* _WRITTEN REQUEST_
Your task is to repeat only the lines from the one with "Rebuild this chart" through the one with "plt.rcParams['font.family'] = ['Liberation", exactly as they stand, both ends included.

* _DATA PROVIDED_
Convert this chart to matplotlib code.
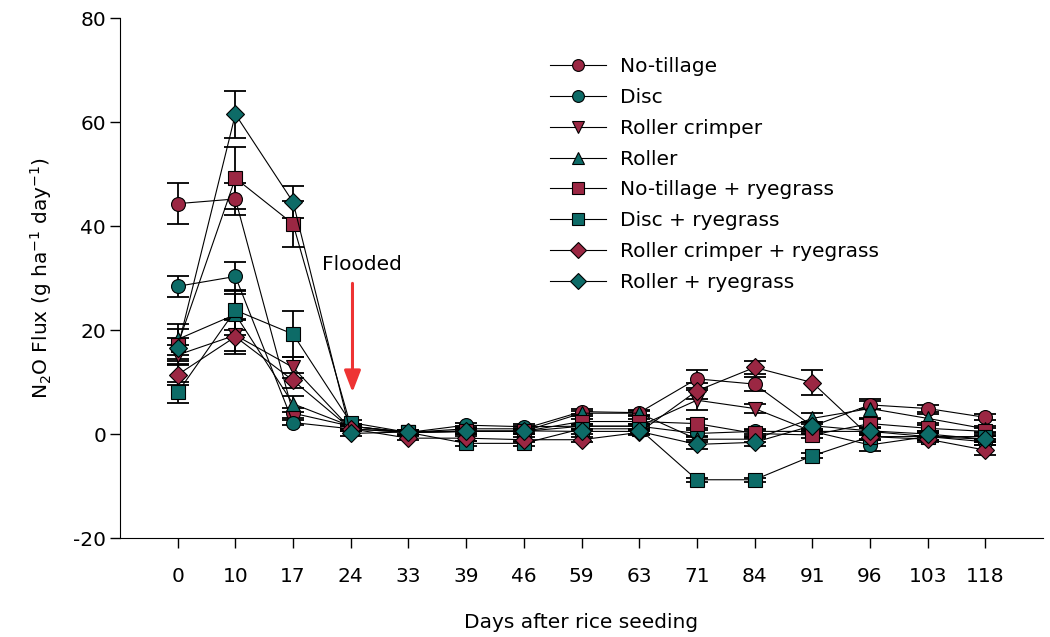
...
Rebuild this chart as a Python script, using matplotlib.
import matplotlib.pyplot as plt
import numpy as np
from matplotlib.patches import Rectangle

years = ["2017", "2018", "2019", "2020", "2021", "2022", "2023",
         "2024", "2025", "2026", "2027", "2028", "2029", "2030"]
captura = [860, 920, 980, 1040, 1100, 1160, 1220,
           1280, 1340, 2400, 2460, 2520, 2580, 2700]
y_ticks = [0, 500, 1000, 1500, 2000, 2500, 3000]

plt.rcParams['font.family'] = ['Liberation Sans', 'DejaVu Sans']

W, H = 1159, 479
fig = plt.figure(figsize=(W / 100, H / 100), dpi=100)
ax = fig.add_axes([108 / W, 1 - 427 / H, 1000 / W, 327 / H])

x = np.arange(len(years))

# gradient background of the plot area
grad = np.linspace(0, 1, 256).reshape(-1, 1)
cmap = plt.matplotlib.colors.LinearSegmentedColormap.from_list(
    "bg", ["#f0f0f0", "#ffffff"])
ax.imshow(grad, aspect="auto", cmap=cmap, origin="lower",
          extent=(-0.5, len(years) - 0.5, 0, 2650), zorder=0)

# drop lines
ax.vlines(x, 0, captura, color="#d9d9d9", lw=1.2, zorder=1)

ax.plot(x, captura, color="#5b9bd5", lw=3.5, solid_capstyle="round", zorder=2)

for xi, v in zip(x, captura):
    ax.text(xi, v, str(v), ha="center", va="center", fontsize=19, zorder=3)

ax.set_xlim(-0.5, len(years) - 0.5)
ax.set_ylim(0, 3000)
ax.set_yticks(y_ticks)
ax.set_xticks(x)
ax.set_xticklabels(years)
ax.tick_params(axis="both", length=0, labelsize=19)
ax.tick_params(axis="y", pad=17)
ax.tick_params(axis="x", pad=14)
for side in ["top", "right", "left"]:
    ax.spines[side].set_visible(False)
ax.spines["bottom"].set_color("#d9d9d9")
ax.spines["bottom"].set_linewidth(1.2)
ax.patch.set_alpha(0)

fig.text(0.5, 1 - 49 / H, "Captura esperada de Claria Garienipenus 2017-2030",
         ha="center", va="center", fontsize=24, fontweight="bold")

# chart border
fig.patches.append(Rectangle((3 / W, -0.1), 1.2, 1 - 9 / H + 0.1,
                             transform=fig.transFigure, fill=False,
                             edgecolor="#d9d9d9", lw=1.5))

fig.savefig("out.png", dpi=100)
==
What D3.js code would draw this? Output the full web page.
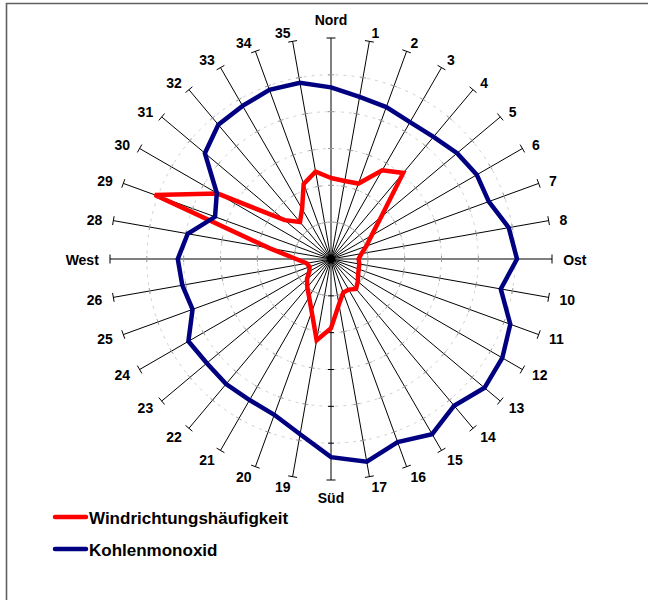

* _FINAL RESULT_
Rebuild this chart as a Python script, using matplotlib.
import matplotlib.pyplot as plt
import numpy as np
from matplotlib.patches import Rectangle

years = ["2017", "2018", "2019", "2020", "2021", "2022", "2023",
         "2024", "2025", "2026", "2027", "2028", "2029", "2030"]
captura = [860, 920, 980, 1040, 1100, 1160, 1220,
           1280, 1340, 2400, 2460, 2520, 2580, 2700]
y_ticks = [0, 500, 1000, 1500, 2000, 2500, 3000]

plt.rcParams['font.family'] = ['Liberation Sans', 'DejaVu Sans']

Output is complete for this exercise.